__Your task__. The data below should be printed in full, exactly, and without any of its images.
━━━━━ Data shown ━━━━━
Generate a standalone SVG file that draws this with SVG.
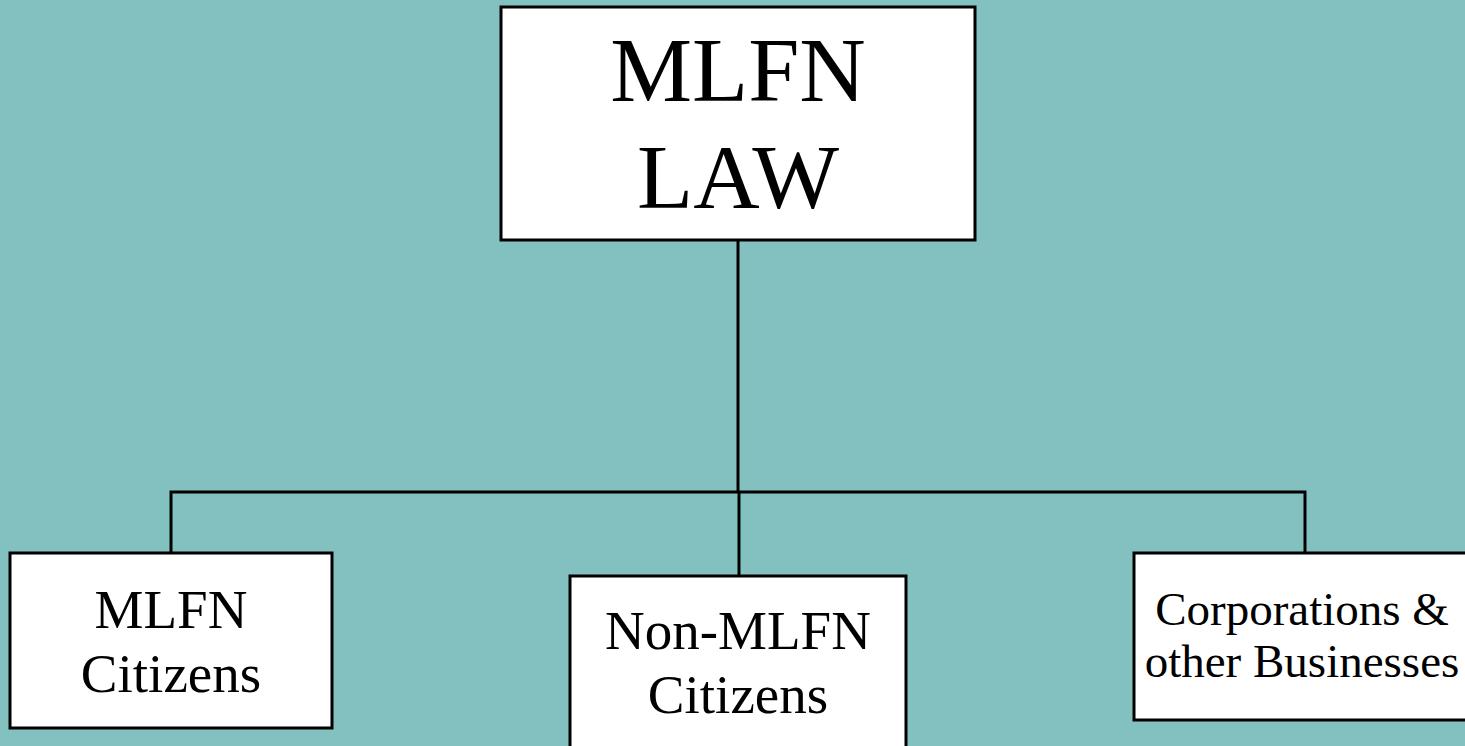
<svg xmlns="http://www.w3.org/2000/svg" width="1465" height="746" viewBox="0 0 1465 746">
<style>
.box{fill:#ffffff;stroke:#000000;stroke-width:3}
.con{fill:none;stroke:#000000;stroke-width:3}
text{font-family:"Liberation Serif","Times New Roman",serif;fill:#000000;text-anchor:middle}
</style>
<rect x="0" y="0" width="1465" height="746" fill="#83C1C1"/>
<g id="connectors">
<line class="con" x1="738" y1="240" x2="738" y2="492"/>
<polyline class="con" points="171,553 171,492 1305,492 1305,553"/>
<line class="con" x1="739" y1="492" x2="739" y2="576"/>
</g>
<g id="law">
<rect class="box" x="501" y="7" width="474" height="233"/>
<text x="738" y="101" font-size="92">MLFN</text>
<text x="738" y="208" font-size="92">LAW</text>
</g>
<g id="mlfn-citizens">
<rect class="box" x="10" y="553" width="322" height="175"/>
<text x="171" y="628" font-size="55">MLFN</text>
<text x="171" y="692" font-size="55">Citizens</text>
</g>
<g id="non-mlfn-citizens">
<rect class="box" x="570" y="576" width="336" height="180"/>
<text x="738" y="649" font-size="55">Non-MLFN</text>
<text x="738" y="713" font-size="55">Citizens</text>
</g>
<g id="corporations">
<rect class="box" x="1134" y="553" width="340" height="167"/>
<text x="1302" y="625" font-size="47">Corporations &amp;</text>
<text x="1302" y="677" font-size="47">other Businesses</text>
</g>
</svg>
━━━━━
__Correct result__.
Generate a standalone SVG file that draws this with SVG.
<svg xmlns="http://www.w3.org/2000/svg" width="1465" height="746" viewBox="0 0 1465 746">
<style>
.box{fill:#ffffff;stroke:#000000;stroke-width:3}
.con{fill:none;stroke:#000000;stroke-width:3}
text{font-family:"Liberation Serif","Times New Roman",serif;fill:#000000;text-anchor:middle}
</style>
<rect x="0" y="0" width="1465" height="746" fill="#83C1C1"/>
<g id="connectors">
<line class="con" x1="738" y1="240" x2="738" y2="492"/>
<polyline class="con" points="171,553 171,492 1305,492 1305,553"/>
<line class="con" x1="739" y1="492" x2="739" y2="576"/>
</g>
<g id="law">
<rect class="box" x="501" y="7" width="474" height="233"/>
<text x="738" y="101" font-size="92">MLFN</text>
<text x="738" y="208" font-size="92">LAW</text>
</g>
<g id="mlfn-citizens">
<rect class="box" x="10" y="553" width="322" height="175"/>
<text x="171" y="628" font-size="55">MLFN</text>
<text x="171" y="692" font-size="55">Citizens</text>
</g>
<g id="non-mlfn-citizens">
<rect class="box" x="570" y="576" width="336" height="180"/>
<text x="738" y="649" font-size="55">Non-MLFN</text>
<text x="738" y="713" font-size="55">Citizens</text>
</g>
<g id="corporations">
<rect class="box" x="1134" y="553" width="340" height="167"/>
<text x="1302" y="625" font-size="47">Corporations &amp;</text>
<text x="1302" y="677" font-size="47">other Businesses</text>
</g>
</svg>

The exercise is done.